As for current projects, I'm just now finishing up an EP for Viva Viva, who -- for my money -- are the best combination of great performers, amazing (and insanely versatile!) songwriters, and just flat out fucking talent that I've ever worked with. These guys should be famous.
And as for sheer breadth of ambition, the record I'm making with Cropduster is just awesome. Huge arrangements, clever and memorable lyrics, and an overall concept that's at once funny (in a bitter, wry sorta way) and provocative. There are songs on this thing that I wake up every morning craving to hear. It's kinda weirdly addictive.
YB: You are going to a desert island to record a band and can only bring three mics... what do you pick?
Grotto: Ah, a nerd question! Finally!! Shure SM57, Neumann U47, and Neumann TLM170.
That'll give me lo-fi rock fury, classy vintage goodness, and high-fidelity clean. Everything I need!
YB: With that SM57 you can record and then use it as a hammer to build a getaway boat. Can you describe your recording rooms? Live room ? Control room?
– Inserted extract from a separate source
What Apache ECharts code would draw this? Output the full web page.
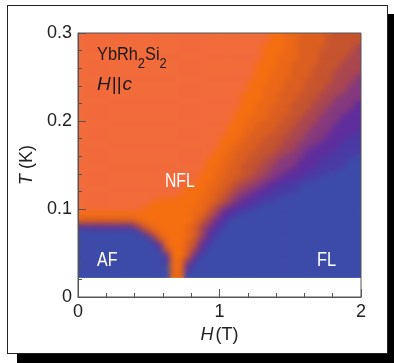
<!DOCTYPE html>
<html lang="en">
<head>
<meta charset="UTF-8">
<title>YbRh2Si2 phase diagram, H||c</title>
<script src="https://cdn.jsdelivr.net/npm/echarts@6/dist/echarts.min.js"></script>
<style>
    html, body { margin: 0; padding: 0; background: #fff; overflow: hidden; }
    /* white card with a hard black drop shadow */
    #frame {
        position: absolute; left: 7px; top: 5px;
        width: 379px; height: 347px;
        border: 1px solid #222;
        box-shadow: 10px 9px 0 #000;
        background: #fff;
    }
    .layer { position: absolute; left: 0; top: 0; width: 394px; height: 363px; }
    /* softened copy of the colour field, laid over the sharp one */
    #fieldSoft { filter: blur(3px); }
</style>
</head>
<body>
<div id="frame"></div>
<div id="field" class="layer"></div>
<div id="fieldSoft" class="layer"></div>
<div id="main" class="layer"></div>
<script>
// field H (T), cell centres
var hGrid = [0.025, 0.075, 0.125, 0.175, 0.225, 0.275, 0.325, 0.375, 0.425, 0.475,
             0.525, 0.575, 0.625, 0.675, 0.725, 0.775, 0.825, 0.875, 0.925, 0.975,
             1.025, 1.075, 1.125, 1.175, 1.225, 1.275, 1.325, 1.375, 1.425, 1.475,
             1.525, 1.575, 1.625, 1.675, 1.725, 1.775, 1.825, 1.875, 1.925, 1.975];

// temperature T (K), cell centres, top row first
var tGrid = [0.300, 0.295, 0.290, 0.285, 0.280, 0.275, 0.270, 0.265, 0.260, 0.255,
             0.250, 0.245, 0.240, 0.235, 0.230, 0.225, 0.220, 0.215, 0.210, 0.205,
             0.200, 0.195, 0.190, 0.185, 0.180, 0.175, 0.170, 0.165, 0.160, 0.155,
             0.150, 0.145, 0.140, 0.135, 0.130, 0.125, 0.120, 0.115, 0.110, 0.105,
             0.100, 0.095, 0.090, 0.085, 0.080, 0.075, 0.070, 0.065, 0.060, 0.055,
             0.050, 0.045, 0.040, 0.035, 0.030, 0.025];

// colour level per cell (0 = NFL orange-red ... 9 = FL/AF blue), one string per T row
var levelRows = [
    '0000000000 0000000000 0000000112 2233334444',
    '0000000000 0000000000 0000000112 2333344444',
    '0000000000 0000000000 0000000112 2333344444',
    '0000000000 0000000000 0000001112 2333344445',
    '0000000000 0000000000 0000001112 2333444445',
    '0000000000 0000000000 0000001122 2333444455',
    '0000000000 0000000000 0000001122 2333444455',
    '0000000000 0000000000 0000011122 3333444555',
    '0000000000 0000000000 0000011122 3334444555',
    '0000000000 0000000000 0000011222 3334445555',
    '0000000000 0000000000 0000011222 3334445556',
    '0000000000 0000000000 0000111223 3344445556',
    '0000000000 0000000000 0000112223 3344455566',
    '0000000000 0000000000 0000112223 3344455566',
    '0000000000 0000000000 0001112233 3444555666',
    '0000000000 0000000000 0001112233 3444556666',
    '0000000000 0000000000 0001122233 4445556667',
    '0000000000 0000000000 0001122333 4445566667',
    '0000000000 0000000000 0011122333 4455566677',
    '0000000000 0000000000 0011222334 4455666777',
    '0000000000 0000000000 0011223334 4555666777',
    '0000000000 0000000000 0112233344 4556667777',
    '0000000000 0000000000 0112233344 5556667777',
    '0000000000 0000000000 0112333444 5566677778',
    '0000000000 0000000000 1122334445 5566677788',
    '0000000000 0000000000 1123334445 5666777888',
    '0000000000 0000000000 1223344455 5667777888',
    '0000000000 0000000001 1233344455 6677778888',
    '0000000000 0000000001 2233444556 6677788889',
    '0000000000 0000000011 2233445566 6777888899',
    '0000000000 0000000011 2334445566 6777888899',
    '0000000000 0000000012 2334455666 7778888999',
    '0000000000 0000000112 2334455667 7788899999',
    '0000000000 0000000112 3344556677 7888999999',
    '0000000000 0000000122 3345566778 8899999999',
    '0000000000 0000011122 3455667788 8999999999',
    '0000000000 0000011123 3456677888 8999999999',
    '0000000000 0000111223 4566778889 9999999999',
    '0000000000 0111111223 4567788899 9999999999',
    '0000000000 1111111234 5677889999 9999999999',
    '0000000001 1111112235 6778899999 9999999999',
    '1111111111 1111112245 7789999999 9999999999',
    '2222222211 1111112356 7899999999 9999999999',
    '4444444432 1111112457 8999999999 9999999999',
    '7777777753 2111123567 8999999999 9999999999',
    '9999999985 3211123578 9999999999 9999999999',
    '9999999998 5211123578 9999999999 9999999999',
    '9999999999 8421124679 9999999999 9999999999',
    '9999999999 9721134789 9999999999 9999999999',
    '9999999999 9831135799 9999999999 9999999999',
    '9999999999 9961136899 9999999999 9999999999',
    '9999999999 9981147999 9999999999 9999999999',
    '9999999999 9982268999 9999999999 9999999999',
    '9999999999 9991179999 9999999999 9999999999',
    '9999999999 9992289999 9999999999 9999999999',
    '9999999999 9992299999 9999999999 9999999999'
];

var levelColors = ['#f26b3b', '#f56f10', '#ec6817', '#dc5f20', '#c6542e',
                   '#a94650', '#85397d', '#5f2d9c', '#4a3aa4', '#3d4ba8'];

var FONT = "'Liberation Sans', Arial, sans-serif";
var INK = '#222';
var AXIS = '#555';
var GRID = { left: 78, right: 33, top: 33, bottom: 66, containLabel: false, outerBoundsMode: 'none' };

var hStep = hGrid[1] - hGrid[0];
var tStep = tGrid[0] - tGrid[1];

var cells = [];
levelRows.forEach(function (row, r) {
    var levels = row.replace(/ /g, '');
    for (var c = 0; c < hGrid.length; c++) {
        cells.push([hGrid[c], tGrid[r], Number(levels.charAt(c))]);
    }
});

// one rectangle per cell, placed through the axes
function renderCell(params, api) {
    var h = api.value(0), t = api.value(1);
    var a = api.coord([h - hStep / 2, t + tStep / 2]);
    var b = api.coord([h + hStep / 2, t - tStep / 2]);
    return {
        type: 'rect',
        shape: { x: a[0], y: a[1], width: b[0] - a[0] + 0.6, height: b[1] - a[1] + 0.6 },
        style: { fill: api.visual('color') },
        silent: true
    };
}

function fieldOption() {
    return {
        animation: false,
        grid: Object.assign({ show: false }, GRID),
        visualMap: {
            type: 'continuous', show: false,
            min: 0, max: 9, dimension: 2, seriesIndex: 0,
            inRange: { color: levelColors }
        },
        xAxis: { type: 'value', min: 0, max: 2, show: false },
        yAxis: { type: 'value', min: 0, max: 0.3, show: false },
        series: [{
            type: 'custom',
            renderItem: renderCell,
            encode: { x: 0, y: 1 },
            data: cells,
            clip: true,
            progressive: 0,
            silent: true
        }]
    };
}

var field = echarts.init(document.getElementById('field'));
field.setOption(fieldOption());

var fieldSoft = echarts.init(document.getElementById('fieldSoft'));
fieldSoft.setOption(fieldOption());

// keep the softened copy inside the coloured rectangle
function clipSoft() {
    var el = document.getElementById('fieldSoft');
    var tl = fieldSoft.convertToPixel({ gridIndex: 0 }, [0, 0.3]);
    var br = fieldSoft.convertToPixel({ gridIndex: 0 }, [2, tGrid[tGrid.length - 1] - tStep / 2]);
    el.style.clipPath = 'inset(' + tl[1] + 'px ' + (el.clientWidth - br[0]) + 'px ' +
        (el.clientHeight - br[1]) + 'px ' + tl[0] + 'px)';
}
clipSoft();

var chart = echarts.init(document.getElementById('main'));

var option = {
    animation: false,
    grid: Object.assign({ show: true, borderColor: AXIS, borderWidth: 1, backgroundColor: 'transparent' }, GRID),
    xAxis: {
        type: 'value', min: 0, max: 2, interval: 1,
        name: '{i|H}(T)',
        nameLocation: 'middle', nameGap: 23,
        nameTextStyle: {
            fontSize: 18, color: INK, fontFamily: FONT,
            rich: { i: { fontSize: 18, color: INK, fontFamily: FONT, fontStyle: 'italic', padding: [0, 2, 0, 0] } }
        },
        axisLine: { show: true, onZero: false, lineStyle: { color: AXIS, width: 1 } },
        axisTick: { show: true, inside: true, length: 8, lineStyle: { color: AXIS } },
        minorTick: { show: true, splitNumber: 5, length: 4, lineStyle: { color: AXIS } },
        axisLabel: { fontSize: 18, color: INK, fontFamily: FONT, margin: 6 },
        splitLine: { show: false }
    },
    yAxis: {
        type: 'value', min: 0, max: 0.3, interval: 0.1,
        name: '{i|T} (K)',
        nameLocation: 'middle', nameRotate: 90, nameGap: 38,
        nameTextStyle: {
            fontSize: 18, color: INK, fontFamily: FONT,
            rich: { i: { fontSize: 18, color: INK, fontFamily: FONT, fontStyle: 'italic' } }
        },
        axisLine: { show: true, onZero: false, lineStyle: { color: AXIS, width: 1 } },
        axisTick: { show: true, inside: true, length: 8, lineStyle: { color: AXIS } },
        minorTick: { show: true, splitNumber: 5, length: 4, lineStyle: { color: AXIS } },
        axisLabel: { fontSize: 18, color: INK, fontFamily: FONT, margin: 6 },
        splitLine: { show: false }
    },
    series: [],
    graphic: [
        {
            type: 'text', x: 97, y: 45, scaleX: 0.86, z: 10,
            style: {
                text: '{a|YbRh}{s|2}{a|Si}{s|2}', verticalAlign: 'top', fill: '#1a1a1a',
                rich: {
                    a: { fontSize: 19, lineHeight: 20, fontFamily: FONT, fill: '#1a1a1a' },
                    s: { fontSize: 15, lineHeight: 14, padding: [17, 0, 0, 0], fontFamily: FONT, fill: '#1a1a1a' }
                }
            }
        },
        {
            type: 'text', x: 97, y: 75, z: 10,
            style: {
                text: '{i|H}{r|||}{i|c}', verticalAlign: 'top', fill: '#1a1a1a',
                rich: {
                    i: { fontSize: 19, lineHeight: 20, fontFamily: FONT, fontStyle: 'italic', fill: '#1a1a1a' },
                    r: { fontSize: 19, lineHeight: 20, fontFamily: FONT, fill: '#1a1a1a', padding: [0, 1, 0, 1] }
                }
            }
        },
        {
            type: 'text', x: 165, y: 171, scaleX: 0.75, z: 10,
            style: { text: 'NFL', font: '21px ' + FONT, fill: '#fff', verticalAlign: 'top' }
        },
        {
            type: 'text', x: 97, y: 250, scaleX: 0.76, z: 10,
            style: { text: 'AF', font: '21px ' + FONT, fill: '#fff', verticalAlign: 'top' }
        },
        {
            type: 'text', x: 317, y: 250, scaleX: 0.78, z: 10,
            style: { text: 'FL', font: '21px ' + FONT, fill: '#fff', verticalAlign: 'top' }
        }
    ]
};

chart.setOption(option);
window.addEventListener('resize', function () {
    field.resize();
    fieldSoft.resize();
    chart.resize();
    clipSoft();
});
</script>
</body>
</html>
Grotto: The acoustics of the live room, the way the room sounds and more importantly, FEELS, is the absolute greatest asset of Mad Oak. We pride ourselves on the great vibe (coupled with superior acoustics), and that is the single most applauded element of the studio that we hear about from clients of every kind.
We've also got a dead-accurate control room, so that critical decisions can be made without second-guessing.
But the greatest asset is the vibe. Everyone comments on how comfortable the studio is; we strive to avoid the all-too-often clinical/hospital vibe of similarly-high end studios, but maintain a level of quality and amenities that we would want if the roles were reversed and we found ourselves on the other side of the glass.
YB: Where can bands find you; website address, street address, YouTube ETC
Grotto: Our primary "web presence" is Facebook; that address is http://www.facebook.com/pages/Allston-MA/Mad-Oak-Studios/219422046780.
The really cool thing we have going right now is our Live at Mad Oak concert series. Every month, we find a band or artist that we want to share with the world, set them up in the studio in front of a live audience, and document it all with a full-on multitracked recording and multi-camera shoot (care of Mike Gill of Circumvision).
The show is mixed live-to-2 that night, and we provide that recording for free the following day (via our Facebook page), and then go back and pick our favorite tune to remix and cut a video for. That song is then mastered at Peerless Mastering by Jeff Lipton and Maria Rice, and released to our YouTube channel -- which can be found at http://www.youtube.com/user/LiveatMadOakStudio -- as well as our Facebook page.
YB: Any last words?
Grotto: Support local music! Boston is a seriously amazing city for music fans; take advantage of that, and let your local club know you care by going to see all the great bands playing here in town.
Oh, and Bagel Rising rules. Many thanks to them for feeding me each morning
YB: You heard the man, bagels make your music better. Go get those carbs!